In this case the site owners would be able to moderate comments through voluntary cooperation with its users, but it wouldn't be able to censor opinions that it didn't agree with, because the end users would always be in control of how its stream is filtered and would always be able to verify that on-topic posts aren't censored.
"My advice in this case would be to create a moderator stream that the end users can subscribe to."
That sounds like a pretty complex thing to do, which doesn't solve the problem of, "The comments on my site are overrun with people posting racial slurs."
"In this case the site owners would be able to moderate comments through voluntary cooperation with its users, but it wouldn't be able to censor opinions that it didn't agree with, because the end users would always be in control of how its stream is filtered and would always be able to verify that on-topic posts aren't censored."
I don't believe that's actually a problem, though. You can always go make your own site if you want your voice heard.
The reality is that any social space needs to have a set of norms, including ideological norms, that are enforced to a degree to ensure they're followed. The idea of purely "open discussion" is a fantasy; if you ever have something that feels like that, it's because the participants have internalized the enforced norms sufficiently that they never run into the enforcement.
The difficult problem is picking out a set of norms that successfully produce the quality of space you want. Sometimes that is an outright ideological echo chamber. (In fact, it almost always is, to at least the limited degree that there is some ideological position that would be rejected without consideration by the participants and met with hostility. This is a good thing.) Any talk of "open discussion" must always the include the important context of "within what boundaries".
Some people might set "funny" to zero, and some might give it +2. Some people could set "inflammatory" to -10, while others might want it at +1.
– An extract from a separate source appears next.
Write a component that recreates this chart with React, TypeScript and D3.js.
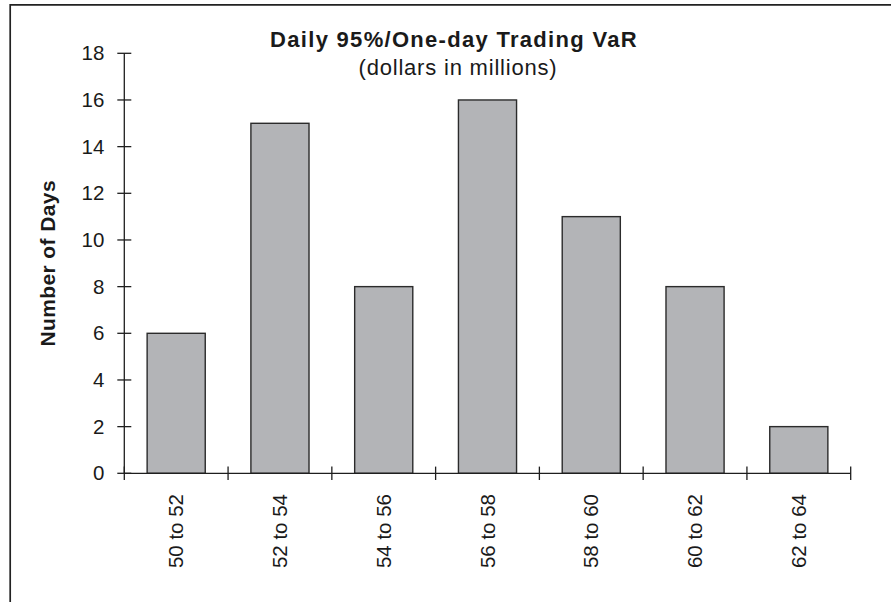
import React, { useEffect, useRef } from 'react';
import * as d3 from 'd3';

// VaR buckets (dollars in millions) and how many days fell in each
const categories = ['50 to 52', '52 to 54', '54 to 56', '56 to 58', '58 to 60', '60 to 62', '62 to 64'];
const days = [6, 15, 8, 16, 11, 8, 2];
const yTicks = [0, 2, 4, 6, 8, 10, 12, 14, 16, 18];

const title = 'Daily 95%/One-day Trading VaR';
const subtitle = '(dollars in millions)';
const yLabel = 'Number of Days';

const width = 891;
const height = 602;
const font = '"Liberation Sans", Arial, Helvetica, sans-serif';

export default function App() {
  const ref = useRef<SVGSVGElement>(null);

  useEffect(() => {
    document.body.style.margin = '0';
    const svg = d3.select(ref.current);
    svg.html('');

    const left = 124.3, right = 850.7, top = 53.3, bottom = 473.3;

    const y = d3.scaleLinear().domain([0, 18]).range([bottom, top]);
    const x = d3
      .scaleBand()
      .domain(categories)
      .range([left, right])
      .paddingInner(0.44)
      .paddingOuter(0.22);
    const step = x.step();

    // frame (only top and left edges are visible in the picture)
    svg.append('path')
      .attr('d', `M10.2,${height} V4.8 H${width}`)
      .attr('fill', 'none')
      .attr('stroke', '#222')
      .attr('stroke-width', 1.7);

    // bars
    svg.append('g').selectAll('rect')
      .data(days)
      .enter().append('rect')
      .attr('x', (d, i) => x(categories[i]))
      .attr('y', d => y(d))
      .attr('width', x.bandwidth())
      .attr('height', d => bottom - y(d))
      .attr('fill', '#b3b4b7')
      .attr('stroke', '#2b2b2b')
      .attr('stroke-width', 1.4);

    const axes = svg.append('g').attr('stroke', '#1e1e1e').attr('stroke-width', 1.3);

    // y axis with crossing ticks
    axes.append('line').attr('x1', left).attr('x2', left).attr('y1', top).attr('y2', bottom);
    axes.selectAll('.yt').data(yTicks).enter().append('line')
      .attr('x1', left - 7).attr('x2', left + 7)
      .attr('y1', d => y(d)).attr('y2', d => y(d));

    // x axis, ticks on category boundaries
    axes.append('line').attr('x1', left).attr('x2', right).attr('y1', bottom).attr('y2', bottom);
    axes.selectAll('.xt').data(d3.range(categories.length + 1)).enter().append('line')
      .attr('x1', i => left + i * step).attr('x2', i => left + i * step)
      .attr('y1', bottom - 6.7).attr('y2', bottom + 6.7);

    svg.append('g').selectAll('text').data(yTicks).enter().append('text')
      .attr('x', left - 20)
      .attr('y', d => y(d))
      .attr('dy', '0.35em')
      .attr('text-anchor', 'end')
      .attr('font-family', font)
      .attr('font-size', 20.5)
      .attr('fill', '#1a1a1a')
      .text(d => d);

    svg.append('g').selectAll('text').data(categories).enter().append('text')
      .attr('transform', d => `translate(${x(d) + x.bandwidth() / 2},494) rotate(-90)`)
      .attr('dy', '0.35em')
      .attr('text-anchor', 'end')
      .attr('font-family', font)
      .attr('font-size', 20.5)
      .attr('fill', '#1a1a1a')
      .text(d => d);

    svg.append('text')
      .attr('transform', `translate(55,${(top + bottom) / 2}) rotate(-90)`)
      .attr('text-anchor', 'middle')
      .attr('font-family', font)
      .attr('font-size', 21)
      .attr('font-weight', 'bold')
      .attr('letter-spacing', 0.4)
      .attr('fill', '#1a1a1a')
      .text(yLabel);

    svg.append('text')
      .attr('x', 454).attr('y', 46.7)
      .attr('text-anchor', 'middle')
      .attr('font-family', font)
      .attr('font-size', 22)
      .attr('font-weight', 'bold')
      .attr('letter-spacing', 1.3)
      .attr('fill', '#1a1a1a')
      .text(title);

    svg.append('text')
      .attr('x', 458).attr('y', 75)
      .attr('text-anchor', 'middle')
      .attr('font-family', font)
      .attr('font-size', 22)
      .attr('letter-spacing', 0.8)
      .attr('fill', '#1a1a1a')
      .text(subtitle);
  }, []);

  return (
    <svg ref={ref} width={width} height={height} style={{ display: 'block', background: '#fff' }}></svg>
  );
}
You don't need many dimensions, and only one tristate control for each: humor/gravitas, inflammatory/huggler, informative/fluff, religious/factual, lefty/righty, vegan/meaty, etc.
This especially goes for anything political.
But they are excellent at driving activity => pageviews. Which is where the money for newspapers comes from. Nothing to be said beyond that - the induction of outrage and divisiveness is a desired feature, not a bug, from the POV of media companies.
And, really, what is Facebook but Internet commenting on baby and cat photos of people you are related to in some form (by choice or by birth).
If we accept that humans are social creatures, and social media is able to connect people, then it is possible to say Internet comment sections are able to fulfill some needs that people have. Displaced football fans working far from home may not be able to find a local group that also supports their home team in a far away place, but there's a digital clubhouse for the displaced fan's home team somewhere on the Internet.
This may not satisfy a need like food or water, but people organized into geographically-based, sometimes tightly-knit communities before the Internet. That modern technology allows us to organize into loose-knit communities through the use of "Internet comment sections" is to realize J.C.R. Licklider's dream of an inter-networked computer system.
People (at least some people) tend toward the need for discourse to temper and test their ideas. I mean, you're commenting on HN.
It's the guidelines. By writing guidelines that promote useful discourse you allow everyone involved to learn more about their own biases and shortcomings.
Every person that writes their opinion grows when reading the varied responses (as long as they're open to other people's perspectives).
And your comment really rather touches on it.
Peoples' needs aren't as profitable -- not until what they need also becomes what they want.
That's pretty much it. Once the population gets too big and the level of discourse too low, the intelligent people will move to greener pastures with better signal:noise ratios. Slashdot's moderation system didn't save them, and HN's moderation system won't either.
I've yet to see a comment system that promotes signal:noise ratio over groupthink.
Doesn't every groupthink community describe themselves as "Smarter and more insightful commentators"? I'm pretty sure Trump or Clinton voter websites consider their signal-to-noise high and everyone else's low.
I think you're misunderstanding the proposal. Comments and moderation are independent of the site, not on the site.
If distributed commenting and moderation is too complex to implement, then we need to move to network designs that make it simpler.
It's something that doesn't actually exist yet, but maybe will.
The decentralized web does nothing to advance universal health care, so why is it a good thing?
https://blog.mozilla.org/blog/2017/06/21/2-million-prize-dec...
I'm sure you'll have hoards of sites signing up for that.
I imagine people could delegate moderation responsibility to people and organizations with a strong reputation. Let's say GNU, EFF, and Larry Lessig would all publish moderation data and metadata; as well as your "friends" on various social media sites, friends-of-friends, etc.
[1] This add-on actually exists for YouTube/Reddit: https://addons.mozilla.org/en-US/firefox/addon/reddit-on-you....
In an ideal comment system I believe that articles, comments and moderation events should come from three different, decentralized streams (like Atom) that the end user can subscribe to individually and that are joined at the end users client.
What he is asking for is the exact opposite of "the added legitimacy of the site itself". He's asking for a user interface to integrate content that does not come from the site itself.
That would be a lot cooler than another comment moderation system, of which there are already multiple open-source implementations. Could someone at least provide an argument of why Mozilla Talk is better than the existing solutions?
1. Aggregate comments from Mastodon, personal blogs, etc.
2. Interact with these comments by upvoting and applying filters, etc (i.e. moderate)
3. Publish your moderation actions and apply the same type of metadata from other moderators (and moderation aggregators).
If Talk has any value, it's to serve as a starting point for Tool 2.